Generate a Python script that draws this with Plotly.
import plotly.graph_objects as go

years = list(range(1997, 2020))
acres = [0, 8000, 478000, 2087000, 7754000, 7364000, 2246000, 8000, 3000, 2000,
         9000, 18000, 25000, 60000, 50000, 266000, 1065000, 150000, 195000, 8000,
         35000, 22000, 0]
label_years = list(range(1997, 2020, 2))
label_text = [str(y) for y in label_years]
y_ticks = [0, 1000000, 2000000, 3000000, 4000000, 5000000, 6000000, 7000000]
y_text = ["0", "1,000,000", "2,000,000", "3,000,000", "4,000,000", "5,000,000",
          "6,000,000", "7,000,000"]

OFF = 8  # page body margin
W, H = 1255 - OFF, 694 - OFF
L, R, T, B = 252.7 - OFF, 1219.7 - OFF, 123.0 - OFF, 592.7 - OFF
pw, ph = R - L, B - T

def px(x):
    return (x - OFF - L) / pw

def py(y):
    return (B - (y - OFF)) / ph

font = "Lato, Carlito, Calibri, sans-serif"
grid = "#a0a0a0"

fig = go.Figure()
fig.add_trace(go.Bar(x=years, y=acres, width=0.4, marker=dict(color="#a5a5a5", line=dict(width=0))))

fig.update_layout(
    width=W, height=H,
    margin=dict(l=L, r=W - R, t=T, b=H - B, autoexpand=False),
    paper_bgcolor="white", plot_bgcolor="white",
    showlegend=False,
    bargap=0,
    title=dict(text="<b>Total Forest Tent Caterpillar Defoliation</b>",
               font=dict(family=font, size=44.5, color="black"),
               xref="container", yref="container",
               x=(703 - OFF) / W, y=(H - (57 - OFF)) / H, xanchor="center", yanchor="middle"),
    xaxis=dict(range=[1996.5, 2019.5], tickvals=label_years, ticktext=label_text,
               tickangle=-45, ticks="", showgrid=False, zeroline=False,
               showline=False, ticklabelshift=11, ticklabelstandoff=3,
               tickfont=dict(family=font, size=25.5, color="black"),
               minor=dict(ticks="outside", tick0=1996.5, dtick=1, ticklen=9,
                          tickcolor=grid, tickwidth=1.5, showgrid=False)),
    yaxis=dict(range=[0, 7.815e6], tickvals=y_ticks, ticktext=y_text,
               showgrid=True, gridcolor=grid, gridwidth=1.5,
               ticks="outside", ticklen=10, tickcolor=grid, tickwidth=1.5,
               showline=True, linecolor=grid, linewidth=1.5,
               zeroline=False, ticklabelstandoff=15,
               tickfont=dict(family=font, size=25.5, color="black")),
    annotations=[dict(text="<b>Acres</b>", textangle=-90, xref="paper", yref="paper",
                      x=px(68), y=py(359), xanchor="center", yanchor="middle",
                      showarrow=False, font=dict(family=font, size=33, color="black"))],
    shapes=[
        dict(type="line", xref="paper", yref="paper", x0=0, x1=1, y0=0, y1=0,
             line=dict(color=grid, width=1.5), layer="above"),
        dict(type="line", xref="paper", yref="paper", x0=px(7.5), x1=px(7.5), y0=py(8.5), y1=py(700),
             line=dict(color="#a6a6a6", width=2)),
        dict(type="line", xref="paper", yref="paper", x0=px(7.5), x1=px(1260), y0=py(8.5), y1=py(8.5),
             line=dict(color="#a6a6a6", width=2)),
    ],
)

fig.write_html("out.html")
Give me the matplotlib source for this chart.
◆ ◆ ◆
All of the data must be returned exactly.

Finished answer:
Generate a Python script that draws this with Plotly.
import plotly.graph_objects as go

years = list(range(1997, 2020))
acres = [0, 8000, 478000, 2087000, 7754000, 7364000, 2246000, 8000, 3000, 2000,
         9000, 18000, 25000, 60000, 50000, 266000, 1065000, 150000, 195000, 8000,
         35000, 22000, 0]
label_years = list(range(1997, 2020, 2))
label_text = [str(y) for y in label_years]
y_ticks = [0, 1000000, 2000000, 3000000, 4000000, 5000000, 6000000, 7000000]
y_text = ["0", "1,000,000", "2,000,000", "3,000,000", "4,000,000", "5,000,000",
          "6,000,000", "7,000,000"]

OFF = 8  # page body margin
W, H = 1255 - OFF, 694 - OFF
L, R, T, B = 252.7 - OFF, 1219.7 - OFF, 123.0 - OFF, 592.7 - OFF
pw, ph = R - L, B - T

def px(x):
    return (x - OFF - L) / pw

def py(y):
    return (B - (y - OFF)) / ph

font = "Lato, Carlito, Calibri, sans-serif"
grid = "#a0a0a0"

fig = go.Figure()
fig.add_trace(go.Bar(x=years, y=acres, width=0.4, marker=dict(color="#a5a5a5", line=dict(width=0))))

fig.update_layout(
    width=W, height=H,
    margin=dict(l=L, r=W - R, t=T, b=H - B, autoexpand=False),
    paper_bgcolor="white", plot_bgcolor="white",
    showlegend=False,
    bargap=0,
    title=dict(text="<b>Total Forest Tent Caterpillar Defoliation</b>",
               font=dict(family=font, size=44.5, color="black"),
               xref="container", yref="container",
               x=(703 - OFF) / W, y=(H - (57 - OFF)) / H, xanchor="center", yanchor="middle"),
    xaxis=dict(range=[1996.5, 2019.5], tickvals=label_years, ticktext=label_text,
               tickangle=-45, ticks="", showgrid=False, zeroline=False,
               showline=False, ticklabelshift=11, ticklabelstandoff=3,
               tickfont=dict(family=font, size=25.5, color="black"),
               minor=dict(ticks="outside", tick0=1996.5, dtick=1, ticklen=9,
                          tickcolor=grid, tickwidth=1.5, showgrid=False)),
    yaxis=dict(range=[0, 7.815e6], tickvals=y_ticks, ticktext=y_text,
               showgrid=True, gridcolor=grid, gridwidth=1.5,
               ticks="outside", ticklen=10, tickcolor=grid, tickwidth=1.5,
               showline=True, linecolor=grid, linewidth=1.5,
               zeroline=False, ticklabelstandoff=15,
               tickfont=dict(family=font, size=25.5, color="black")),
    annotations=[dict(text="<b>Acres</b>", textangle=-90, xref="paper", yref="paper",
                      x=px(68), y=py(359), xanchor="center", yanchor="middle",
                      showarrow=False, font=dict(family=font, size=33, color="black"))],
    shapes=[
        dict(type="line", xref="paper", yref="paper", x0=0, x1=1, y0=0, y1=0,
             line=dict(color=grid, width=1.5), layer="above"),
        dict(type="line", xref="paper", yref="paper", x0=px(7.5), x1=px(7.5), y0=py(8.5), y1=py(700),
             line=dict(color="#a6a6a6", width=2)),
        dict(type="line", xref="paper", yref="paper", x0=px(7.5), x1=px(1260), y0=py(8.5), y1=py(8.5),
             line=dict(color="#a6a6a6", width=2)),
    ],
)

fig.write_html("out.html")
Give me the matplotlib source for this chart.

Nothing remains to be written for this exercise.